The Trouble With Insiders: Albanian informant has checkered past

Day 62

The Trouble With Insiders: Albanian informant has checkered past

Day 62

The Trouble with Insiders

In addition to survivors, experts and international politicians, so-called 'insiders' are a potentially valuable source of evidence to prove an indictment. However, they are also the least likely to cooperate and the most troublesome in their testimony. Lead prosecutor Geoffrey Nice addressed this problem to the court in arguing for an extended timeline.

'This is the largest case of its kind since the Second World War. Cases like this would be easy to prove if one member of the inner circle were able to come and give accurate evidence of what happened. [The case] could almost be proved with one witness. It is not like that. The closer [the witness is] to the accused, the more difficult [he is] to approach and to use.'

Part of the difficulty in using insider testimony results from the adversary system of trying cases, in which witnesses are subject to cross-examination from the opposing side. Cross-examination of an insider witness can uncover past crimes, collusion, or impure motives that can call all the preceding testimony into question, and cause great embarrassment or even danger for the witness. Unsurprisingly, the prosecution hasn't had much luck in convincing members of Milosevic's inner circle to come before the Court. Those insiders who have come have not been part of Milosevic's inner circle, but they nonetheless have been subjected to his extremely confrontational cross-examinations, during which he dissects questionable periods in the witness's past in order to discredit the testimony.

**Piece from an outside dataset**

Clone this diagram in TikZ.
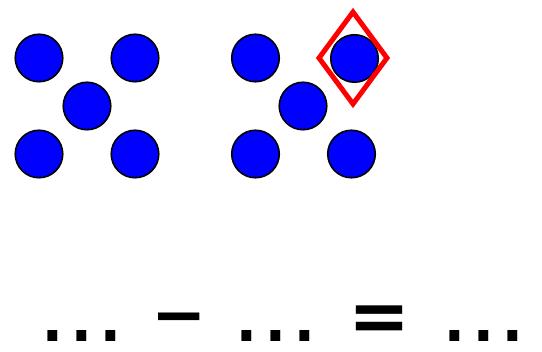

Witness K-5, who testified on May 24th and 27th, was an ethnic Albanian who acted as an informant for the Serb police and military in Kosovo. The Tribunal granted him protected witness status, meaning that he was screened from the public while testifying, and any details that could identify him or his place of residence were stricken from the court record. In addition to detailed questioning about K-5's past illegal activities, Milosevic pressed him about which benefits had been conferred by his protected witness status. Although Judge May intervened to say 'that isn't a matter for the witness,' Milosevic's implication was that K-5 had been offered or promised something beyond confidentiality in exchange for his testimony.

In many jurisdictions, it is not uncommon for insider witnesses to be offered plea bargains, physical protection, or even monetary compensation in exchange for their cooperation with a court. The Tribunal itself may shortly face its first decision on whether to grant amnesty from future prosecution to a potential insider witness. However, such trade-offs only increase the likelihood that a witness's testimony will be perceived as bought, and therefore untrustworthy. A more ideal system, suggests Mr. Nice, might be one in which the court could simply require any witness to appear before it. Because the appearance would be mandatory, the issue of bought testimony would disappear, and it might be more difficult to use a checkered past to impeach parts of the testimony that seemed otherwise trustworthy.

Under any system, the court must perform a balancing act of extracting the most convincing elements of testimony from a witness whose past indicates the potential for dishonesty. Milosevic's style of aggressive cross-examination into the motives and pasts of insider witnesses might be more damaging to the prosecution if the case were being tried before a jury. Lay members of a jury might be more likely than judges to discredit all testimony from a witness perceived as compromised or criminal. Still, the court could take a more active role in controlling Milosevic's questioning, especially when testimony is heard from insiders. To date, the court has been reluctant to greatly curtail Milosevic's defense tactics in an effort to accommodate the fact that he is representing himself. However, a tighter grip over his cross-examinations would serve the triple purpose of keeping prejudicial but irrelevant information about the witnesses from the record, protecting the witnesses from unnecessary embarrassment, and saving time needed for a complete and fair trial.

The three-judge panel has relatively wide discretion in controlling the course of examination of a witness pursuant to Rule 90 of the Tribunal Rules of Evidence. This rule gives the Court the affirmative power to control the mode of questioning in order to most effectively ascertain truth and avoid needless consumption of time. While cross-examination can be used to impeach the credibility of a witness, the rules do give the court discretion in limiting the nature of such examination. In the United States, the ability to cross examine witnesses is constitutionally guaranteed by the Sixth Amendment, but the United States Supreme Court has held that this does not mean a defendant may cross-examine a witness in any way or to any extent he or she desires. For example, questioning a witness about past criminal convictions is often allowed, but can be limited to the facts of conviction, not the underlying details. Also, evidence of past misconduct can be limited if it does not tend to show bias or untruthfulness in the testimony, and judges have discretion to exclude only remotely relevant evidence.